For those of us familiar with the Zohar, the love of God is something passionate, pulsating—meaning what the man who illustrates the paperbacks means. But the author of this book a rabbi, and he keeps his thoughts and his ideas well under control. For him love of God is something very far from love as understood by the normal reader. For he asks, very logically, how can one command a Jew to love his God? This is a contradiction in terms. Love must be free and uninhibited, or else it is not love. The mystic, like the Hassid, has never felt this dichotomy. And then asks Dr. Jacobs, “Does God need our love? Does He lack something if we withhold it from Him?” I leave you to follow the wise author through these mediaeval alley-ways of thought.
But suppose you want to read further. I presume you will go straight to the last chapter, which deals with peace. For if Judaism has nothing of value to say to the modern reader on this momentous problem, then goodbye to Judaism and to most other “isms” at the same time. So, jumping the chapters on Holiness, Humility, Compassion and Truth, I landed on the last—and short—chapter on Peace. Six pages in all: but then I might find multum in parvo.
The chapter starts suavely, if somewhat irrelevantly, with the fact that Peace is one of the names of God. The blessing of the priests ends with the word Peace. Grace after Meals and the Amidah end with the word Peace. Yes—but . . . the words are “God will give strength to His people. God will bless His people with peace.” To this Ben-Gurion has added the gloss: “So long as Israel is strong and can fight its own battles—only then will God give His people peace!” Dr. Jacobs gives the gloss of the Besht, who is supposed to have said that the words mean, “’peace is the fruit of inner strength.” It cannot be said that, until now, the learned author has thrown much light on the problem of war and peace which faces this sad, war-tossed century.
The author continues: “That war is a great evil is underlined on many pages of Jewish teaching. Although the Bible appears” (why appears?) “to sanction war, it requires little reflection to recognise that the Biblical ideal is the total abolition of war.” This comforting thought, if challenged, would be difficult to defend. I know the all too hackneyed verse, referred to on the same page, “And they shall beat their swords into plowshares,” but if one reads the context in which it occurs, it is doubtful whether it lends itself to Dr. Jacobs’ broad generalisation. Let that be.

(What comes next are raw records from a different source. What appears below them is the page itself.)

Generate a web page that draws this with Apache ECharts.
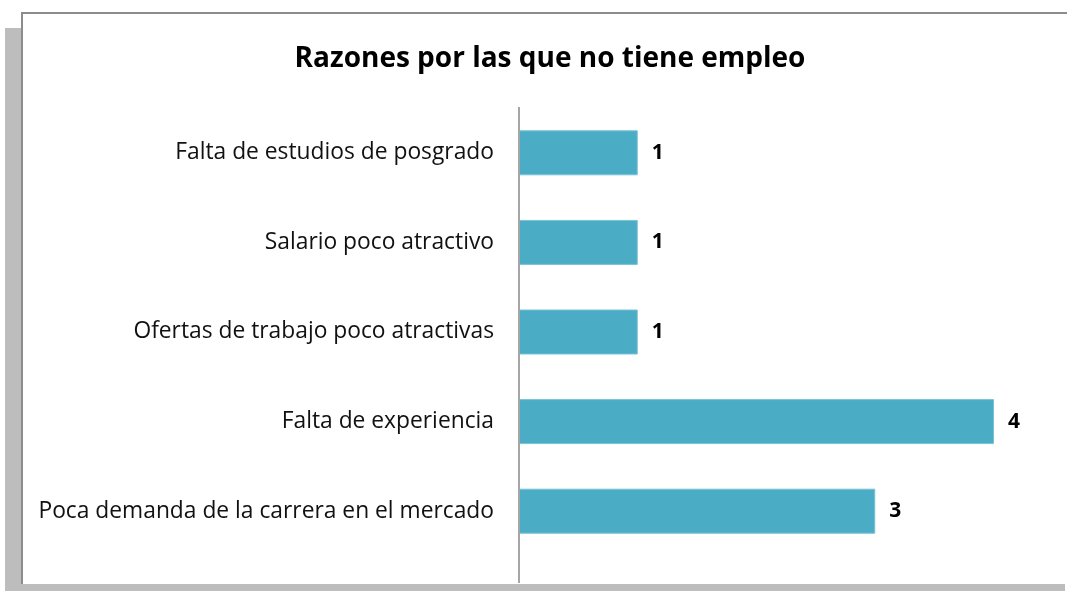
<!DOCTYPE html>
<html>
<head>
<meta charset="utf-8">
<script src="https://cdn.jsdelivr.net/npm/echarts@6/dist/echarts.min.js"></script>
<style>
  html, body { margin: 0; padding: 0; background: #fff; }
  #shadow { position: absolute; left: 5px; top: 28px; width: 1060px; height: 563px; background: #bdbdbd; }
  #panel { position: absolute; left: 21px; top: 12px; right: 0; height: 570px;
           background: #fff; border-top: 2px solid #8c8c8c; border-left: 2px solid #8c8c8c; }
  #chart { position: absolute; left: 0; top: 0; width: 1067px; height: 591px; }
</style>
</head>
<body>
<div id="shadow"></div>
<div id="panel"></div>
<div id="chart"></div>
<script>
const titleText = 'Razones por las que no tiene empleo';
const categories = [
  'Falta de estudios de posgrado',
  'Salario poco atractivo',
  'Ofertas de trabajo poco atractivas',
  'Falta de experiencia',
  'Poca demanda de la carrera en el mercado'
];
const counts = [1, 1, 1, 4, 3];

const FONT = 'Open Sans';
const chart = echarts.init(document.getElementById('chart'), null, { renderer: 'canvas' });

chart.setOption({
  backgroundColor: 'transparent',
  animation: false,
  title: {
    text: titleText,
    left: 545,
    textAlign: 'center',
    top: 40,
    textStyle: { fontFamily: FONT, fontSize: 28, fontWeight: 'bold', color: '#000' }
  },
  graphic: [{
    // value axis baseline runs down to the panel edge, as in the original
    type: 'line',
    shape: { x1: 519, y1: 107, x2: 519, y2: 583 },
    style: { stroke: '#a6a6a6', lineWidth: 2 },
    z: 10
  }],
  grid: { left: 519, right: 73, top: 108, height: 448, containLabel: false },
  xAxis: {
    type: 'value',
    min: 0,
    max: 4,
    show: false
  },
  yAxis: {
    type: 'category',
    inverse: true,
    data: categories,
    axisLine: { show: false },
    axisTick: { show: false },
    axisLabel: { margin: 25, fontFamily: FONT, fontSize: 22.8, color: '#111' }
  },
  series: [{
    type: 'bar',
    data: counts,
    barWidth: 45,
    itemStyle: { color: '#4bacc6', borderColor: '#79c3d6', borderWidth: 1 },
    label: {
      show: true,
      position: 'right',
      distance: 14,
      fontFamily: FONT,
      fontSize: 21,
      fontWeight: 'bold',
      color: '#000'
    }
  }]
});
</script>
</body>
</html>
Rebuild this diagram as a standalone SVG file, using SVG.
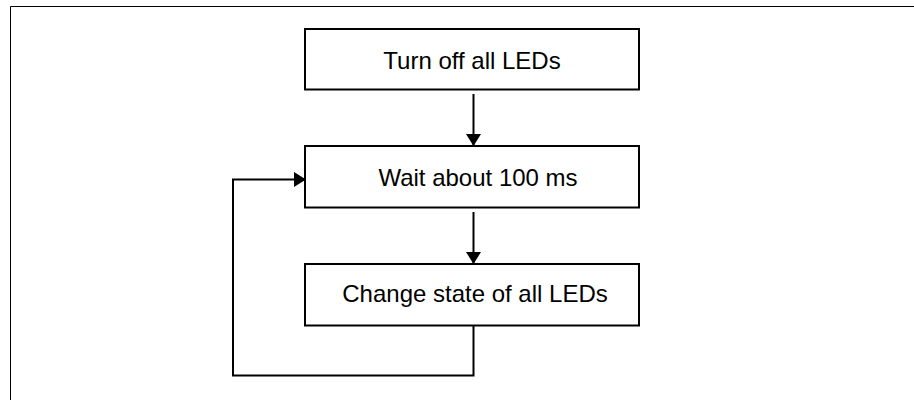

There is a happier reference to the Mechilta, one of our oldest commentaries on the Bible, where it is said: “He who makes peace between city and city, between people and people, between government and government, will certainly be spared from suffering.”
We have now reached the penultimate page of the book and found very little in the way of a guiding light, not even a fickering candle. But worse is to come: “. . . in a world from which war has not as yet been abolished, Judaism recognises the realities of the situation. . . . It is clear that Judaism does not call for a policy of passive non-resistance . . . A war of defence is not only permitted but is advocated.” In support of this view he quotes the Talmudic phrase: “If one comes to slay thee, forestall by slaying him.” At this point many a reader will have lost patience. He will see that he has come to the end of the book and the burning question of the day—nuclear weapons or not—has not been touched upon. Let him, if he can, curb his temper, for now, hidden away in a nine line bracket, we are to receive an answer. If we do not know the answer of Judaism, we shall, at least, know that of the author.
Now we come to nuclear weapons, wrapped up, hidden away, in a bracket. “But if this is the justification for a war of defence it would seem”—note the word “seem”—“to rule out the use of nuclear weapons in defence because the probable consequences of the use of these weapons would be to wipe out the larger portion of the whole human race . . .” That is all, dearly beloved brethren, that Judaism, through its interpreter in “Jewish Values,” has to offer us on the outstanding moral question of the day. Here is a matter for tears.
The reader who has the courage to go through this somewhat unrealistic book will find a well-known limerick on p. 114. He will read an amusing “quote” from Betjeman on p. 95, a naughty citation from Lord Birkenhead on p. 67, a wise quip of Dean Inge on p. 62, and a penetrating piece of psychology from Luzzatto on p. 110. And, happily, the last word in the book is “peace.”